[Written instruction] Set down the material below word for word, excluding the pictures.

[Listing]
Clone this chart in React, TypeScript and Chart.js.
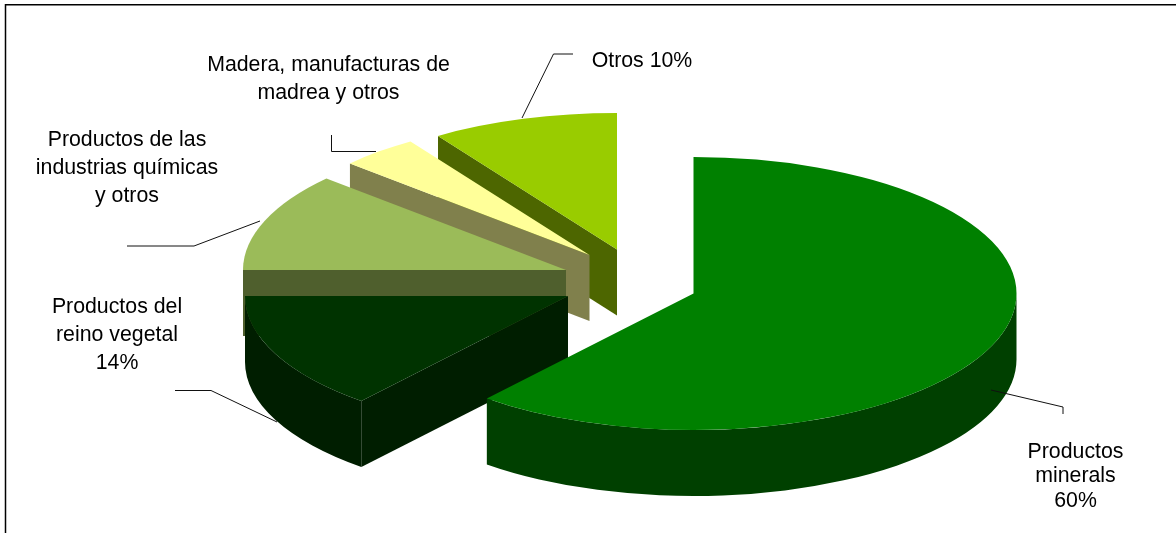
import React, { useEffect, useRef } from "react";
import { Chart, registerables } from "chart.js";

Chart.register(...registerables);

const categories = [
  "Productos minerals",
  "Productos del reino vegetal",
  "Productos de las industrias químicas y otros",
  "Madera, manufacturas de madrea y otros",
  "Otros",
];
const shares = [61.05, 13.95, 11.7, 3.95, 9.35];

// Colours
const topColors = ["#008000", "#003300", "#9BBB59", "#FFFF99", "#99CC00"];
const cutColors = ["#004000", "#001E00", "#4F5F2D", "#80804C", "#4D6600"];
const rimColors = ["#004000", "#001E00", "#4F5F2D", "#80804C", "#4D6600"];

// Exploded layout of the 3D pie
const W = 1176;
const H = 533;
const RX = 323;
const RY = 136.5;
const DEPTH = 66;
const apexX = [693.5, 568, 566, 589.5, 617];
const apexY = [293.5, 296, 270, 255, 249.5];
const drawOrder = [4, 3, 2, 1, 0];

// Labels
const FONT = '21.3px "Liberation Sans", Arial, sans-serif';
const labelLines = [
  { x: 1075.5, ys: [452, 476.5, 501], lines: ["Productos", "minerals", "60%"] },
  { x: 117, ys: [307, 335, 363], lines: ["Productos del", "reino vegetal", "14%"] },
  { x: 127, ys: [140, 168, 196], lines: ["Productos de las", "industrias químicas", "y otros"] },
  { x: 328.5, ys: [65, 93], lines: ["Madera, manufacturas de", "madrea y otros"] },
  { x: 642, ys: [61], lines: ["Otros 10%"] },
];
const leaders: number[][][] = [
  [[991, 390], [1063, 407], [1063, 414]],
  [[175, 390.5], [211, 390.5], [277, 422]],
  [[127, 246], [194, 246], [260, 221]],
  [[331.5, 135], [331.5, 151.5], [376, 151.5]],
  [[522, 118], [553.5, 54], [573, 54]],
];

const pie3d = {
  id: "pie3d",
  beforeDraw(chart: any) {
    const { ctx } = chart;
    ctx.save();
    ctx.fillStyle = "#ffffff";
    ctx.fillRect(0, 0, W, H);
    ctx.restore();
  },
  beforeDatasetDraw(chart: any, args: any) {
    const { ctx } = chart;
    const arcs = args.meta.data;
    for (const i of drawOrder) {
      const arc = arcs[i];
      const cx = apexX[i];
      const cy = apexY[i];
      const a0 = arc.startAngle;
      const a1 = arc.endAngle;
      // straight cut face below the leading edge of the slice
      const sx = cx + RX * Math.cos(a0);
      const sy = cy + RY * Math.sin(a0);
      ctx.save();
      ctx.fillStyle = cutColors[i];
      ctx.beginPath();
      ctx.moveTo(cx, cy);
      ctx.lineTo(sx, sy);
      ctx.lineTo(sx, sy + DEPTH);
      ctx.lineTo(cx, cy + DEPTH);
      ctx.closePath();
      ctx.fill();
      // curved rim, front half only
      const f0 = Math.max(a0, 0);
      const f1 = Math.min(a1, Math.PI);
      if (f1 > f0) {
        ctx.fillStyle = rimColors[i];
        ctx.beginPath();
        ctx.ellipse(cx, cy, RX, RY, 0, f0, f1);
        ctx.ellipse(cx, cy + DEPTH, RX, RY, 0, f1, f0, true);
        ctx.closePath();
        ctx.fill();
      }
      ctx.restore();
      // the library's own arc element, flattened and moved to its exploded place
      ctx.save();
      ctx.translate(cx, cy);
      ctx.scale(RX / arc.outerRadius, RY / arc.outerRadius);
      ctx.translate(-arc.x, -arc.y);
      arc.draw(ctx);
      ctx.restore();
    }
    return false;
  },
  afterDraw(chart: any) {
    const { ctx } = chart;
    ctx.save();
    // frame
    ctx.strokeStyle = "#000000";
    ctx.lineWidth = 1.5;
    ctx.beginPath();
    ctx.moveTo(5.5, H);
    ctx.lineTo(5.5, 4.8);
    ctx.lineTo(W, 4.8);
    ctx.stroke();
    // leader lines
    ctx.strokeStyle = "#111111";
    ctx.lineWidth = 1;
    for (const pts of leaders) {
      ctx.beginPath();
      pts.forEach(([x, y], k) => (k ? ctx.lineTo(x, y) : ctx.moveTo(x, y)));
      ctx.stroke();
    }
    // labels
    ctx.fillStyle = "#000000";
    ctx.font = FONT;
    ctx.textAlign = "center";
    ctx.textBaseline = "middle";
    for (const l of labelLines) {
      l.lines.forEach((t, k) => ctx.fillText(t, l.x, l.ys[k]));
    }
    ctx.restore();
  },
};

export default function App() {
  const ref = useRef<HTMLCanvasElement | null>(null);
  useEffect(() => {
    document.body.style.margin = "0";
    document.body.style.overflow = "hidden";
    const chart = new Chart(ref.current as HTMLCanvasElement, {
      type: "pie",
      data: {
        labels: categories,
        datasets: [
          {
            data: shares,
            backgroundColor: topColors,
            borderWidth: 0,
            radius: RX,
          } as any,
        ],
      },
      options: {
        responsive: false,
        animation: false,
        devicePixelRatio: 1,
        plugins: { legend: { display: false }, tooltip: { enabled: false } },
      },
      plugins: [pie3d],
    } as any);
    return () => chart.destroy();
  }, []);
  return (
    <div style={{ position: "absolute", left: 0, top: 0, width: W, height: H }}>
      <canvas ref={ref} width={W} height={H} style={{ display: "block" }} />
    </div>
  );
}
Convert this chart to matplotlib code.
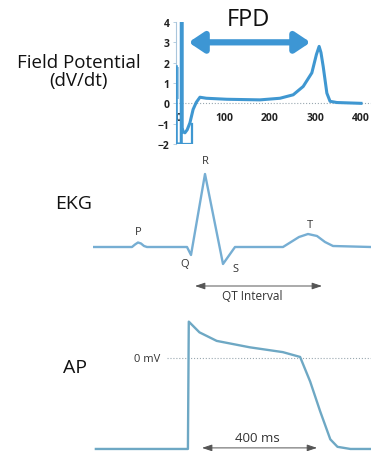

[Solved problem]
Clone this chart in React, TypeScript and Chart.js.
import React, { useEffect, useRef } from "react";
import { Chart, registerables } from "chart.js";

Chart.register(...registerables);

const categories = [
  "Productos minerals",
  "Productos del reino vegetal",
  "Productos de las industrias químicas y otros",
  "Madera, manufacturas de madrea y otros",
  "Otros",
];
const shares = [61.05, 13.95, 11.7, 3.95, 9.35];

// Colours
const topColors = ["#008000", "#003300", "#9BBB59", "#FFFF99", "#99CC00"];
const cutColors = ["#004000", "#001E00", "#4F5F2D", "#80804C", "#4D6600"];
const rimColors = ["#004000", "#001E00", "#4F5F2D", "#80804C", "#4D6600"];

// Exploded layout of the 3D pie
const W = 1176;
const H = 533;
const RX = 323;
const RY = 136.5;
const DEPTH = 66;
const apexX = [693.5, 568, 566, 589.5, 617];
const apexY = [293.5, 296, 270, 255, 249.5];
const drawOrder = [4, 3, 2, 1, 0];

// Labels
const FONT = '21.3px "Liberation Sans", Arial, sans-serif';
const labelLines = [
  { x: 1075.5, ys: [452, 476.5, 501], lines: ["Productos", "minerals", "60%"] },
  { x: 117, ys: [307, 335, 363], lines: ["Productos del", "reino vegetal", "14%"] },
  { x: 127, ys: [140, 168, 196], lines: ["Productos de las", "industrias químicas", "y otros"] },
  { x: 328.5, ys: [65, 93], lines: ["Madera, manufacturas de", "madrea y otros"] },
  { x: 642, ys: [61], lines: ["Otros 10%"] },
];
const leaders: number[][][] = [
  [[991, 390], [1063, 407], [1063, 414]],
  [[175, 390.5], [211, 390.5], [277, 422]],
  [[127, 246], [194, 246], [260, 221]],
  [[331.5, 135], [331.5, 151.5], [376, 151.5]],
  [[522, 118], [553.5, 54], [573, 54]],
];

const pie3d = {
  id: "pie3d",
  beforeDraw(chart: any) {
    const { ctx } = chart;
    ctx.save();
    ctx.fillStyle = "#ffffff";
    ctx.fillRect(0, 0, W, H);
    ctx.restore();
  },
  beforeDatasetDraw(chart: any, args: any) {
    const { ctx } = chart;
    const arcs = args.meta.data;
    for (const i of drawOrder) {
      const arc = arcs[i];
      const cx = apexX[i];
      const cy = apexY[i];
      const a0 = arc.startAngle;
      const a1 = arc.endAngle;
      // straight cut face below the leading edge of the slice
      const sx = cx + RX * Math.cos(a0);
      const sy = cy + RY * Math.sin(a0);
      ctx.save();
      ctx.fillStyle = cutColors[i];
      ctx.beginPath();
      ctx.moveTo(cx, cy);
      ctx.lineTo(sx, sy);
      ctx.lineTo(sx, sy + DEPTH);
      ctx.lineTo(cx, cy + DEPTH);
      ctx.closePath();
      ctx.fill();
      // curved rim, front half only
      const f0 = Math.max(a0, 0);
      const f1 = Math.min(a1, Math.PI);
      if (f1 > f0) {
        ctx.fillStyle = rimColors[i];
        ctx.beginPath();
        ctx.ellipse(cx, cy, RX, RY, 0, f0, f1);
        ctx.ellipse(cx, cy + DEPTH, RX, RY, 0, f1, f0, true);
        ctx.closePath();
        ctx.fill();
      }
      ctx.restore();
      // the library's own arc element, flattened and moved to its exploded place
      ctx.save();
      ctx.translate(cx, cy);
      ctx.scale(RX / arc.outerRadius, RY / arc.outerRadius);
      ctx.translate(-arc.x, -arc.y);
      arc.draw(ctx);
      ctx.restore();
    }
    return false;
  },
  afterDraw(chart: any) {
    const { ctx } = chart;
    ctx.save();
    // frame
    ctx.strokeStyle = "#000000";
    ctx.lineWidth = 1.5;
    ctx.beginPath();
    ctx.moveTo(5.5, H);
    ctx.lineTo(5.5, 4.8);
    ctx.lineTo(W, 4.8);
    ctx.stroke();
    // leader lines
    ctx.strokeStyle = "#111111";
    ctx.lineWidth = 1;
    for (const pts of leaders) {
      ctx.beginPath();
      pts.forEach(([x, y], k) => (k ? ctx.lineTo(x, y) : ctx.moveTo(x, y)));
      ctx.stroke();
    }
    // labels
    ctx.fillStyle = "#000000";
    ctx.font = FONT;
    ctx.textAlign = "center";
    ctx.textBaseline = "middle";
    for (const l of labelLines) {
      l.lines.forEach((t, k) => ctx.fillText(t, l.x, l.ys[k]));
    }
    ctx.restore();
  },
};

export default function App() {
  const ref = useRef<HTMLCanvasElement | null>(null);
  useEffect(() => {
    document.body.style.margin = "0";
    document.body.style.overflow = "hidden";
    const chart = new Chart(ref.current as HTMLCanvasElement, {
      type: "pie",
      data: {
        labels: categories,
        datasets: [
          {
            data: shares,
            backgroundColor: topColors,
            borderWidth: 0,
            radius: RX,
          } as any,
        ],
      },
      options: {
        responsive: false,
        animation: false,
        devicePixelRatio: 1,
        plugins: { legend: { display: false }, tooltip: { enabled: false } },
      },
      plugins: [pie3d],
    } as any);
    return () => chart.destroy();
  }, []);
  return (
    <div style={{ position: "absolute", left: 0, top: 0, width: W, height: H }}>
      <canvas ref={ref} width={W} height={H} style={{ display: "block" }} />
    </div>
  );
}
Convert this chart to matplotlib code.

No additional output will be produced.